- [THE TASK]:
Pictures do not belong in the copy; quote every entry below exactly.

- [MATERIAL]:

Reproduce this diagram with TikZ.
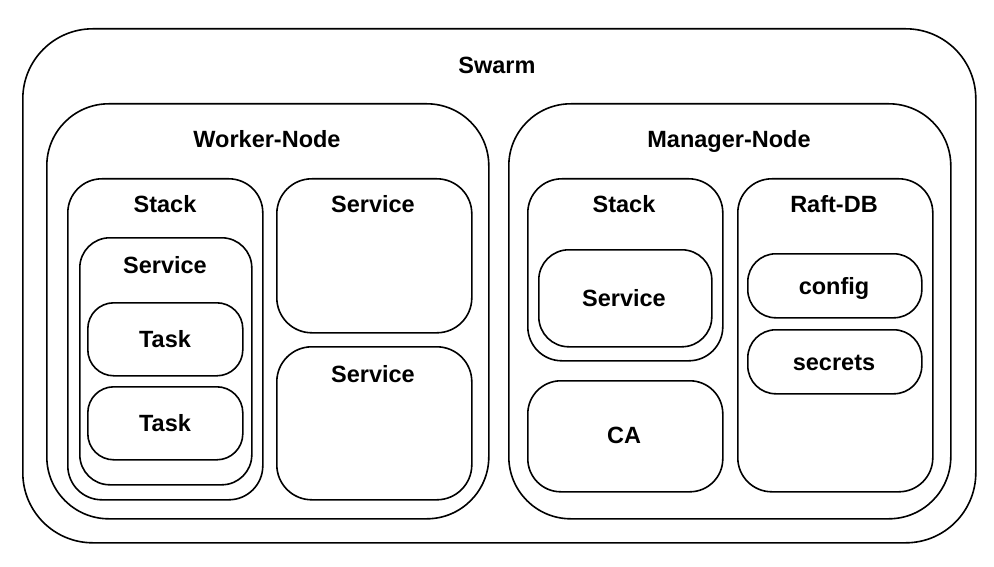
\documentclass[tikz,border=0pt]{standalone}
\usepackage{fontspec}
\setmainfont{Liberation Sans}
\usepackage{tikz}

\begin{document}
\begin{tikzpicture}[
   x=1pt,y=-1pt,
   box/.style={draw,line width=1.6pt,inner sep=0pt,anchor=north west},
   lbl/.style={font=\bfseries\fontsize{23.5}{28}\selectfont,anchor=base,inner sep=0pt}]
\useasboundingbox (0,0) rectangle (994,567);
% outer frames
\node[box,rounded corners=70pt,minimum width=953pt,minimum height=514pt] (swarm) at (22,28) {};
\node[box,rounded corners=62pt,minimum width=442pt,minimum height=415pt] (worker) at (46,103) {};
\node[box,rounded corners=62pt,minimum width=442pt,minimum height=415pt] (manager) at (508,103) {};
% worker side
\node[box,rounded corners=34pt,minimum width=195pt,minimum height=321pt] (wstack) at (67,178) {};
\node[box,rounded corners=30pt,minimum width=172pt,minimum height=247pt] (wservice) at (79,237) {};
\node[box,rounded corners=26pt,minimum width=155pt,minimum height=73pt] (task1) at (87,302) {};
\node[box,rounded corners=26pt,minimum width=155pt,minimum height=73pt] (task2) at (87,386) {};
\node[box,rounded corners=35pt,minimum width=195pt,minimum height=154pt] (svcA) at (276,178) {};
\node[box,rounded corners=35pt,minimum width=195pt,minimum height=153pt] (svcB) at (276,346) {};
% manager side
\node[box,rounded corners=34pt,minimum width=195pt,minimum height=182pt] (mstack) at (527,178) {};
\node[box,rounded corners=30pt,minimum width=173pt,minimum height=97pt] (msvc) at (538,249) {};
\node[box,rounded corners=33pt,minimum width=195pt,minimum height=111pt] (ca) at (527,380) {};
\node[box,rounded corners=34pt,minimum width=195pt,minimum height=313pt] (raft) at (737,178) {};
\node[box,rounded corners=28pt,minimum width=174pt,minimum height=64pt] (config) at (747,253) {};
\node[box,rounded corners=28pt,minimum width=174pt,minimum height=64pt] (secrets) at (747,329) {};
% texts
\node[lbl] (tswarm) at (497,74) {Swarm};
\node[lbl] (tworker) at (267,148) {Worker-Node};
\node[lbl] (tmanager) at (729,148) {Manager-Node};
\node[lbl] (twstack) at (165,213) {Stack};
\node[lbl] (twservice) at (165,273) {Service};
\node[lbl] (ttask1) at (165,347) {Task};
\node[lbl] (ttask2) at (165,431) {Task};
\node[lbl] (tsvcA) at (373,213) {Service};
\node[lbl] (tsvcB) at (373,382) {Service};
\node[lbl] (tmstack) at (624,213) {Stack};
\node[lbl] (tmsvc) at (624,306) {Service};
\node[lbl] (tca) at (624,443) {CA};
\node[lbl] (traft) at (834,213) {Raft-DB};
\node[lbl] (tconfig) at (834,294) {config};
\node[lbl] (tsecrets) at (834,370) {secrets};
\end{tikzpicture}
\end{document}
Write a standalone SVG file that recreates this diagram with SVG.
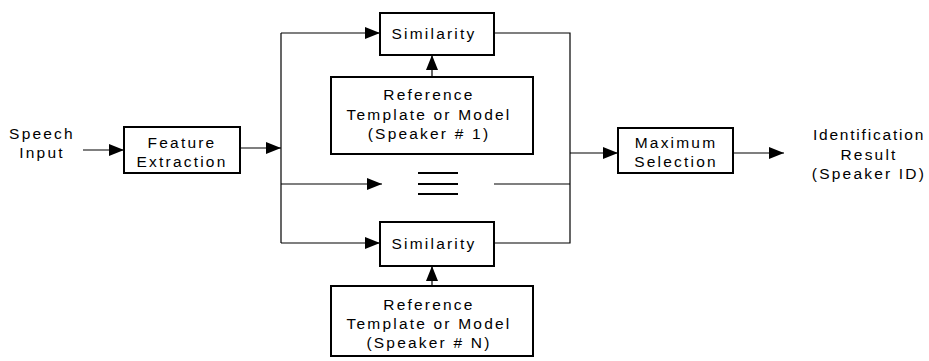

- [FULL SOLUTION]:
Reproduce this diagram with TikZ.
\documentclass[tikz,border=0pt]{standalone}
\usepackage{fontspec}
\setmainfont{Liberation Sans}
\usepackage{tikz}

\begin{document}
\begin{tikzpicture}[
   x=1pt,y=-1pt,
   box/.style={draw,line width=1.6pt,inner sep=0pt,anchor=north west},
   lbl/.style={font=\bfseries\fontsize{23.5}{28}\selectfont,anchor=base,inner sep=0pt}]
\useasboundingbox (0,0) rectangle (994,567);
% outer frames
\node[box,rounded corners=70pt,minimum width=953pt,minimum height=514pt] (swarm) at (22,28) {};
\node[box,rounded corners=62pt,minimum width=442pt,minimum height=415pt] (worker) at (46,103) {};
\node[box,rounded corners=62pt,minimum width=442pt,minimum height=415pt] (manager) at (508,103) {};
% worker side
\node[box,rounded corners=34pt,minimum width=195pt,minimum height=321pt] (wstack) at (67,178) {};
\node[box,rounded corners=30pt,minimum width=172pt,minimum height=247pt] (wservice) at (79,237) {};
\node[box,rounded corners=26pt,minimum width=155pt,minimum height=73pt] (task1) at (87,302) {};
\node[box,rounded corners=26pt,minimum width=155pt,minimum height=73pt] (task2) at (87,386) {};
\node[box,rounded corners=35pt,minimum width=195pt,minimum height=154pt] (svcA) at (276,178) {};
\node[box,rounded corners=35pt,minimum width=195pt,minimum height=153pt] (svcB) at (276,346) {};
% manager side
\node[box,rounded corners=34pt,minimum width=195pt,minimum height=182pt] (mstack) at (527,178) {};
\node[box,rounded corners=30pt,minimum width=173pt,minimum height=97pt] (msvc) at (538,249) {};
\node[box,rounded corners=33pt,minimum width=195pt,minimum height=111pt] (ca) at (527,380) {};
\node[box,rounded corners=34pt,minimum width=195pt,minimum height=313pt] (raft) at (737,178) {};
\node[box,rounded corners=28pt,minimum width=174pt,minimum height=64pt] (config) at (747,253) {};
\node[box,rounded corners=28pt,minimum width=174pt,minimum height=64pt] (secrets) at (747,329) {};
% texts
\node[lbl] (tswarm) at (497,74) {Swarm};
\node[lbl] (tworker) at (267,148) {Worker-Node};
\node[lbl] (tmanager) at (729,148) {Manager-Node};
\node[lbl] (twstack) at (165,213) {Stack};
\node[lbl] (twservice) at (165,273) {Service};
\node[lbl] (ttask1) at (165,347) {Task};
\node[lbl] (ttask2) at (165,431) {Task};
\node[lbl] (tsvcA) at (373,213) {Service};
\node[lbl] (tsvcB) at (373,382) {Service};
\node[lbl] (tmstack) at (624,213) {Stack};
\node[lbl] (tmsvc) at (624,306) {Service};
\node[lbl] (tca) at (624,443) {CA};
\node[lbl] (traft) at (834,213) {Raft-DB};
\node[lbl] (tconfig) at (834,294) {config};
\node[lbl] (tsecrets) at (834,370) {secrets};
\end{tikzpicture}
\end{document}
Write a standalone SVG file that recreates this diagram with SVG.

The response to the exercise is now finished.